Tuesday, November 15, 2005


On-line disaster-Recovery Procedure for crashed IBM Informix Enterprise Replication Server 9.2(3,4)



Assume that g_cp ,g_fw ,g_tp ,g_sc are Enterprise Replication servers participating in Update Anywhere Enterprise Replication. All of them are based Informix Dynamic Server 9.2UC2 Hardware platform: RS/6000,AIX 4.3 (4 CPU’s, 2 GB of RAM).
Server_xx is a host name for corresponding ER Server g_xx and corresponds entry
in SQLHOSTS file on each one of ER servers.At certain point of time ER server g_cp crashes(we presume that Informix Dynamic Server on server_cp is still alive, otherwise first delete is not necessary),then issue on server_cp:


informix@server_cp$ cdr delete server g_cp
issue on server_tp (or any other g_cp,g_fw,g_sc):
informix@server_tp$ cdr delete server g_cp -connect server_tp




The first command removes ER server from local global catalog
and removes the ER connections to others hosts.
The second command removes ER server from all other syscdr
databases, i.e. from all other ER servers on the system

When server_cp is ready to go:-


informix@server_cp$ cdr def server -connect server_cp -I -S g_tp g_cp -A $INFORMIXDIR/ats -R $INFORMIXDIR/ris

-A option defines Aborted Transaction Spooling Directory;
-R option defines Row Information Spooling Directory




Declare Replications on g_cp ,run script change_repl.ksh:-


#!/usr/bin/ksh
for TABLE in `cat table_list`
do
cdr change replicate -a repl_${TABLE} sitesdata@server_cp:informix.${TABLE} "select * from ${TABLE}"
if [ $? == 0 ] then
echo "repl _"${TABLE}" updated OK"
else
echo "repl_"$(TABLE}" update failed"
exit 1
fi
done




Start Replications on g_cp ,run script start_repl.ksh:-


#!/usr/bin/ksh
for TABLE in `cat table_list`
do
cdr start replication repl_${TABLE} g_cp
if [ $? == 0 ] then
echo "repl_"${TABLE}" started OK"
else
echo "repl_"${TABLE}" start failed"
exit 1
fi
done




Suspend all ER servers , run command:-


informix@server_cp$ cdr suspend server g_cp g_tp g_fw g_sc




Since this moment all transactions will be queued but not replicated
Run script unload.ksh on server_tp (g_tp) :-


informix@server_tp$ nohup onpunload.ksh>unload.log 2>&1 &

#!/usr/bin/ksh
#####################################################################
# onpunload.ksh.
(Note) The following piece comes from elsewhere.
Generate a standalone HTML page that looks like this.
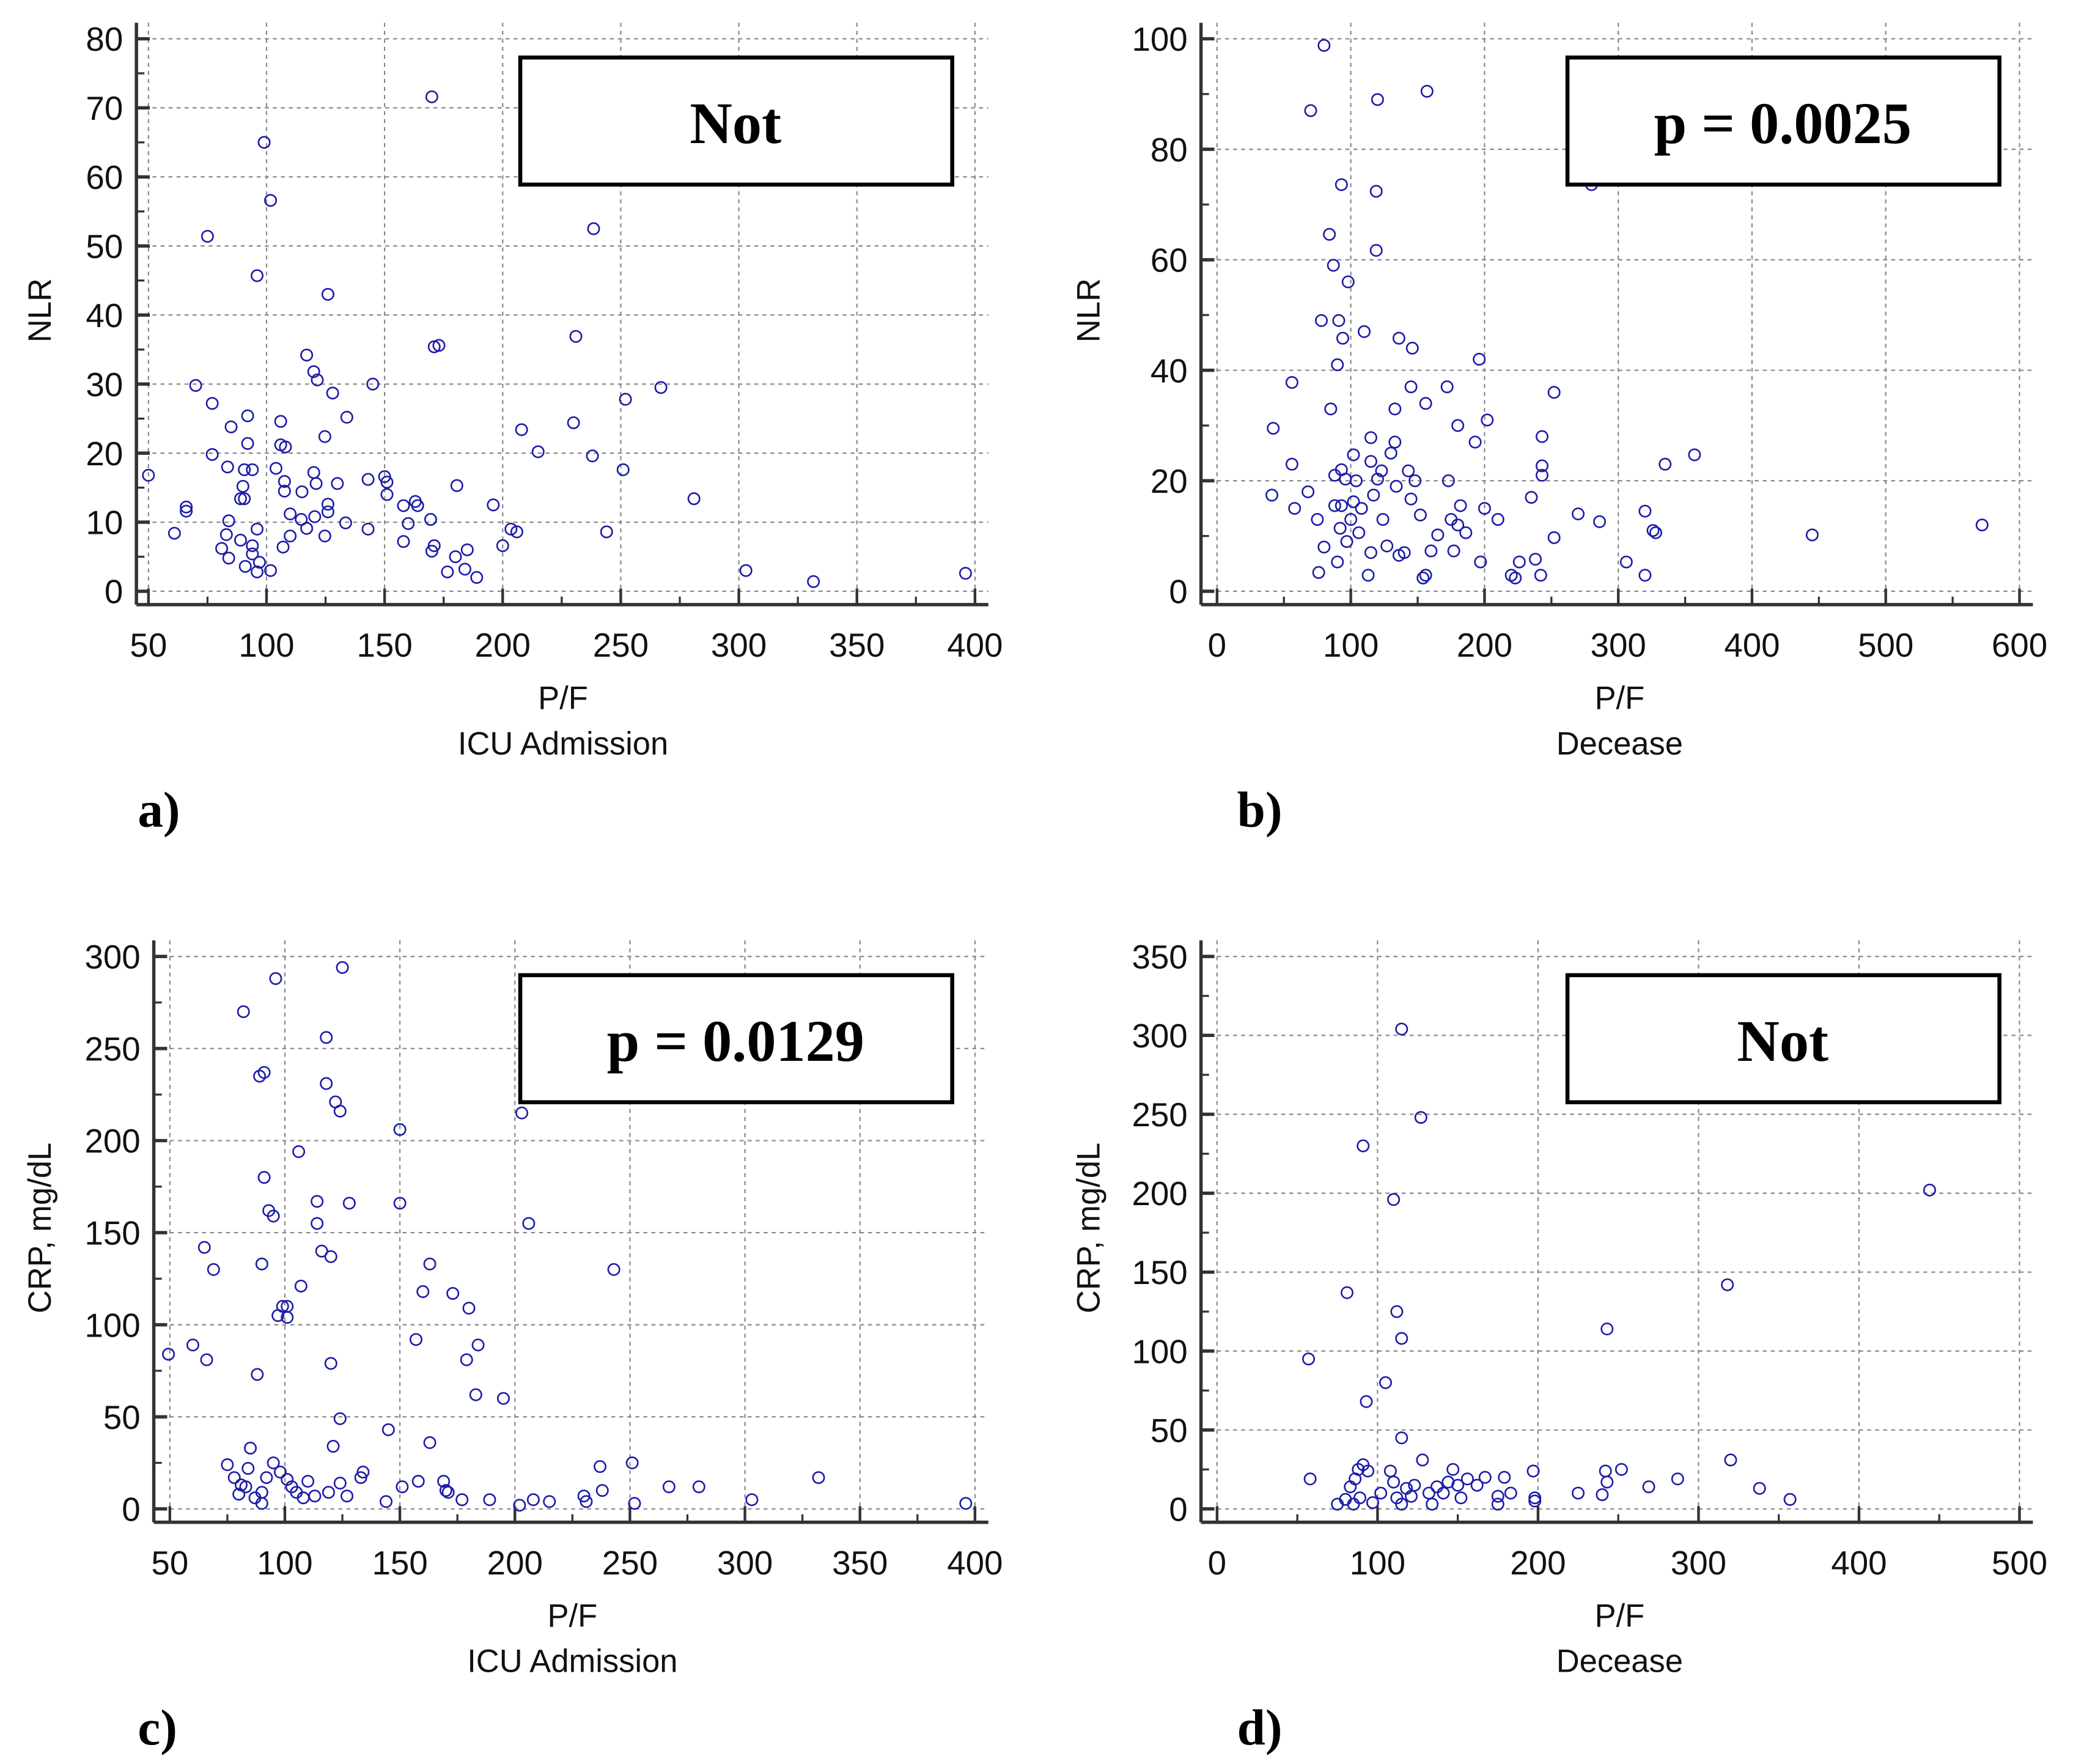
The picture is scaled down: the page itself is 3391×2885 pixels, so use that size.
<!DOCTYPE html>
<html><head><meta charset="utf-8"><style>
html,body{margin:0;padding:0;background:#fff}
svg{display:block}
text{font-family:"Liberation Sans",Arial,sans-serif}
.serif{font-family:"Liberation Serif","Times New Roman",serif;font-weight:bold}
</style></head><body>
<svg id="fig" width="3391" height="2885" viewBox="0 0 1550 1318.7" preserveAspectRatio="none" xmlns="http://www.w3.org/2000/svg"></svg>
<script>
// Panel a: P/F vs NLR, ICU Admission
const aX=[50,61,66,66,70,75,77,77,83.5,85,92,92,90.6,94,90,89,90.6,84,83,81,84,89,91,94,94,96,97,96,96,99,101.7,101.7,104,106,106,108,107.6,107.6,107,110,110,115,114.7,117,117,120,121.5,120,121,120.4,124.7,126,126,126,124.7,128,130,134,133.5,143,143,145,150,151,151,158,158,160,163,164,169.5,170,171,173,170,171,176.6,180.6,180,184,185,189,196,200,203.5,206,208,215,231,230,238,238.5,244,251,252,267,281,303,331.6,396];
const aY=[16.8,8.4,12.2,11.6,29.8,51.4,27.2,19.8,18,23.8,25.4,21.4,17.6,17.6,15.2,13.4,13.4,10.2,8.2,6.2,4.8,7.4,3.6,6.6,5.4,2.8,4.2,9,45.7,65,56.6,3,17.8,24.6,21.2,20.9,15.9,14.5,6.4,11.2,8,14.4,10.4,9.1,34.2,31.8,30.6,17.2,15.6,10.8,22.4,43,12.6,11.5,8,28.7,15.6,25.2,9.9,16.2,9,30,16.6,15.8,14,12.4,7.2,9.8,13,12.4,10.4,71.6,35.4,35.6,5.8,6.6,2.8,15.3,5,3.2,6,2,12.5,6.6,9,8.6,23.4,20.2,36.9,24.4,19.6,52.5,8.6,17.6,27.8,29.5,13.4,3,1.4,2.6];
// Panel b: P/F vs NLR, Decease
const bX=[42,41,56,56,58,70,80,68,75,78,80,76,84,87,85,91,93,90,94,98,88,93,96,88,93,92,97,90,102,104,102,108,100,106,110,115,115,117,115,113,120,119,119,123,120,124,127,130,133,133,134,136,136,140,143,146,145,145,148,152,157,156,156,154,160,165,172,173,175,177,180,182,180,186,193,196,200,197,202,210,220,223,226,235,238,242,243,243,243,252,252,270,286,280,306,320,320,326,328,335,357,445,572];
const bY=[29.5,17.4,37.8,23,15,87,98.8,18,13,49,8,3.4,64.6,59,33,49,73.6,41,45.8,56,21,22,20.3,15.5,15.5,11.4,9,5.3,24.7,20,16.2,15,13,10.6,47,23.5,27.8,17.4,7,2.9,89,72.4,61.7,21.8,20.3,13,8.2,25,27,33,19,45.8,6.5,7,21.8,44,37,16.7,20,13.8,90.5,34,2.9,2.4,7.3,10.2,37,20,13,7.3,30,15.5,12,10.6,27,42,15,5.3,31,13,2.9,2.4,5.3,17,5.8,2.9,28,22.7,21,9.7,36,14,12.6,73.6,5.3,14.5,2.9,11,10.6,23,24.7,10.2,12];
// Panel c: P/F vs CRP, ICU Admission
const cX=[49.4,60,66,65,69,82,96,89,91,91,93,95,90,88,97,99,101,101,106,107,114,114,116,120,118,118,122,124,125,128,120,124,121,145,150,150,157,160,163,163,173,180,179,184,183,195,203,206,243,75,78,81,80,83,84,85,87,90,90,92,95,98,101,103,105,108,110,113,119,124,127,133,134,144,151,158,169,170,171,177,189,202,208,215,230,231,237,238,251,252,267,280,303,332,396];
const cY=[84,89,81,142,130,270,288,235,237,180,162,159,133,73,105,110,110,104,194,121,167,155,140,137,256,231,221,216,294,166,79,49,34,43,206,166,92,118,133,36,117,109,81,89,62,60,215,155,130,24,17,13,8,12,22,33,6,9,3,17,25,20,16,12,9,6,15,7,9,14,7,17,20,4,12,15,15,10,9,5,5,2,5,4,7,4,23,10,25,3,12,12,5,17,3];
// Panel d: P/F vs CRP, Decease
const dX=[57,58,81,91,93,105,110,112,115,115,115,127,444,318,243,320,338,357,75,80,83,86,88,91,94,85,89,97,102,108,110,112,115,118,121,123,128,132,134,137,141,144,147,150,152,156,162,167,175,175,179,183,197,198,198,225,240,242,243,252,269,287];
const dY=[95,19,137,230,68,80,196,125,108,45,304,248,202,142,114,31,13,6,3,6,14,19,25,28,24,3,7,4,10,24,17,7,3,13,8,15,31,10,3,14,10,17,25,15,7,19,15,20,8,3,20,10,24,5,7,10,9,24,17,25,14,19];
// Tick labels
const aXTicks=[50,100,150,200,250,300,350,400];
const aYTicks=[0,10,20,30,40,50,60,70,80];
const bXTicks=[0,100,200,300,400,500,600];
const bYTicks=[0,20,40,60,80,100];
const cXTicks=[50,100,150,200,250,300,350,400];
const cYTicks=[0,50,100,150,200,250,300];
const dXTicks=[0,100,200,300,400,500];
const dYTicks=[0,50,100,150,200,250,300,350];

const NS="http://www.w3.org/2000/svg";
const svg=document.getElementById('fig');
function mk(tag,attrs,parent){const e=document.createElementNS(NS,tag);for(const k in attrs)e.setAttribute(k,attrs[k]);(parent||svg).appendChild(e);return e;}

function panel(p){
  const g=mk('g',{});
  
  
  const xs=v=>p.xp0+(v-p.xv0)*(p.xp1-p.xp0)/(p.xv1-p.xv0);
  const ys=v=>p.yp0+(v-p.yv0)*(p.yp1-p.yp0)/(p.yv1-p.yv0);
  const xr=xs(p.xt[p.xt.length-1])+10, yt=ys(p.yt[p.yt.length-1])-12;
  // grid
  p.xt.forEach(v=>{const l=mk('line',{x1:xs(v),x2:xs(v),y1:yt,y2:p.ax_y,stroke:'#888','stroke-width':1,'stroke-dasharray':'3,3'},g);
    });
  p.yt.forEach(v=>{const l=mk('line',{x1:p.ax_x,x2:xr,y1:ys(v),y2:ys(v),stroke:'#888','stroke-width':1,'stroke-dasharray':'3,3'},g);
    });
  // axes
  const ya=mk('line',{x1:p.ax_x,x2:p.ax_x,y1:yt,y2:p.ax_y,stroke:'#333','stroke-width':2.5},g);
  
  const xa=mk('line',{x1:p.ax_x,x2:xr,y1:p.ax_y,y2:p.ax_y,stroke:'#333','stroke-width':2.5},g);
  
  // ticks
  p.xt.forEach((v,i)=>{
    mk('line',{x1:xs(v),x2:xs(v),y1:p.ax_y,y2:p.ax_y-12,stroke:'#333','stroke-width':2},g);
    if(i<p.xt.length-1){const m=xs(v+(p.xt[1]-p.xt[0])/2);mk('line',{x1:m,x2:m,y1:p.ax_y,y2:p.ax_y-6,stroke:'#333','stroke-width':1.5},g);}
    const t=mk('text',{x:xs(v),y:p.ax_y+39,'font-size':25,'text-anchor':'middle',fill:'#111'},g);
    t.textContent=v;});
  p.yt.forEach((v,i)=>{
    mk('line',{x1:p.ax_x,x2:p.ax_x+10,y1:ys(v),y2:ys(v),stroke:'#333','stroke-width':2.5},g);
    if(i<p.yt.length-1){const m=ys(v+(p.yt[1]-p.yt[0])/2);mk('line',{x1:p.ax_x,x2:p.ax_x+6,y1:m,y2:m,stroke:'#333','stroke-width':1.5},g);}
    const t=mk('text',{x:p.ax_x-10,y:ys(v)+9,'font-size':25,'text-anchor':'end',fill:'#111'},g);
    t.textContent=v;});
  // points
  p.X.forEach((v,i)=>{const c=mk('circle',{cx:xs(v),cy:ys(p.Y[i]),r:4.2,fill:'none',stroke:'#1c1ca8','stroke-width':1.2},g);
    });
  // titles
  const yl=mk('text',{x:0,y:0,'font-size':24,'text-anchor':'middle',fill:'#111',transform:`translate(${p.ylx},${p.yly}) rotate(-90)`},g);
  yl.textContent=p.ylab;
  const t1=mk('text',{x:p.tx,y:p.ax_y+78,'font-size':24,'text-anchor':'middle',fill:'#111'},g);
  t1.textContent='P/F';
  const t2=mk('text',{x:p.tx,y:p.ax_y+112,'font-size':24,'text-anchor':'middle',fill:'#111'},g);
  t2.textContent=p.sub;
  // annotation box
  const r=mk('rect',{x:p.bx,y:p.by,width:323,height:95,fill:'#fff',stroke:'#000','stroke-width':3},g);
  
  const bt=mk('text',{x:p.bx+161,y:p.by+64,'font-size':44,'text-anchor':'middle',fill:'#000',class:'serif'},g);
  bt.textContent=p.box;
  const pl=mk('text',{x:p.lx,y:p.ax_y+166,'font-size':38,fill:'#000',class:'serif'},g);
  pl.textContent=p.label;
}
panel({name:'panel-a',X:aX,Y:aY,xt:aXTicks,yt:aYTicks,ax_x:102,ax_y:452,xv0:50,xp0:111,xv1:400,xp1:729,yv0:0,yp0:442,yv1:80,yp1:29,ylab:'NLR',ylx:38,yly:232,tx:421,sub:'ICU Admission',bx:389,by:43,box:'Not',label:'a)',lx:103});
panel({name:'panel-b',X:bX,Y:bY,xt:bXTicks,yt:bYTicks,ax_x:898,ax_y:452,xv0:0,xp0:910,xv1:600,xp1:1510,yv0:0,yp0:442,yv1:100,yp1:29,ylab:'NLR',ylx:822,yly:232,tx:1211,sub:'Decease',bx:1172,by:43,box:'p = 0.0025',label:'b)',lx:925});
panel({name:'panel-c',X:cX,Y:cY,xt:cXTicks,yt:cYTicks,ax_x:115,ax_y:1138,xv0:50,xp0:127,xv1:400,xp1:729,yv0:0,yp0:1128,yv1:300,yp1:715,ylab:'CRP, mg/dL',ylx:38,yly:918,tx:428,sub:'ICU Admission',bx:389,by:729,box:'p = 0.0129',label:'c)',lx:103});
panel({name:'panel-d',X:dX,Y:dY,xt:dXTicks,yt:dYTicks,ax_x:898,ax_y:1138,xv0:0,xp0:910,xv1:500,xp1:1510,yv0:0,yp0:1128,yv1:350,yp1:715,ylab:'CRP, mg/dL',ylx:822,yly:918,tx:1211,sub:'Decease',bx:1172,by:729,box:'Not',label:'d)',lx:925});
</script>
</body></html>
Script invokes onpload utility
# to unload data on any running ER server
# For each TABLE value in table_list file:
# unload job named unload_${TABLE} for each replicated table is already
# created in HPL environment and stored in onpload database.
# Autogenerate Load Components panel
# configured output file as /dataserver/unload/${TABLE}.dat,
# target database name
# as "sitesdata" and table as ${TABLE}
#######################################################################
for TABLE in `cat table_list`
do
onpload –p sites –j unload_${TABLE} -fu
if [ $? == 0 ] then
echo "repl_"${TABLE}" unloaded OK"
else
echo "repl_"${TABLE}"unload failed"
exit 1
fi
done




Compress all unloaded ASCII files ,create tar ball and download to
/dataserver/load on server_cp.Untar ball and uncompress *.Z files
in /dataserver/load directory on server_cp,
then run script to load data.


informix@server_cp$ nohup onpload.ksh>load.log 2>&1 &

#!/usr/bin/ksh
###############################################################################
# onpload.ksh
# Script invokes onpload utility to load data on ER server
# supposed to be synchronized.
# For each TABLE value in table_list file:
# load job named load_${TABLE} for each replicated table is already created with
# Deluxe without replication menu option in High Performance Loader Environment
# and stored in onpload database. This feature became available since HPL v 9.2
# Autogenerate Load Components panel configured input file as #dataserver/load/
#${TABLE}.dat,
# target database “sitesdata” and table as ${TABLE}
################################################################################
for TABLE in `cat table_list`
do
onpload –p sites j –load_${TABLE} -fcl
if [ $? == 0 ] then
echo ${TABLE}" loaded OK"
else
echo ${TABLE}" load failed"
exit 1
fi
done




To start replication of queued transactions run command:-

   
informix@server_tp$ cdr resume server g_cp g_tp g_fw g_sc




Since this point system is passing through extremely dangerous phase.
Transaction rate could be very high on each one of ER servers involved
into Udate-Anywhere Enterprise Replication. Sizes of send and receive dbspaces
as well as total length Logical Logs should be tuned very carefully to accommodate
OLTP hit. LTXHWM must be more then 2*LTHWM, i.e long transaction should be
rollbacked before LTXHWM is reached.DDR threads could several times start and finish
catch up phase on g_cp (especially),g_fw,g_tp,g_sc.
This behavior is normal during synchronizing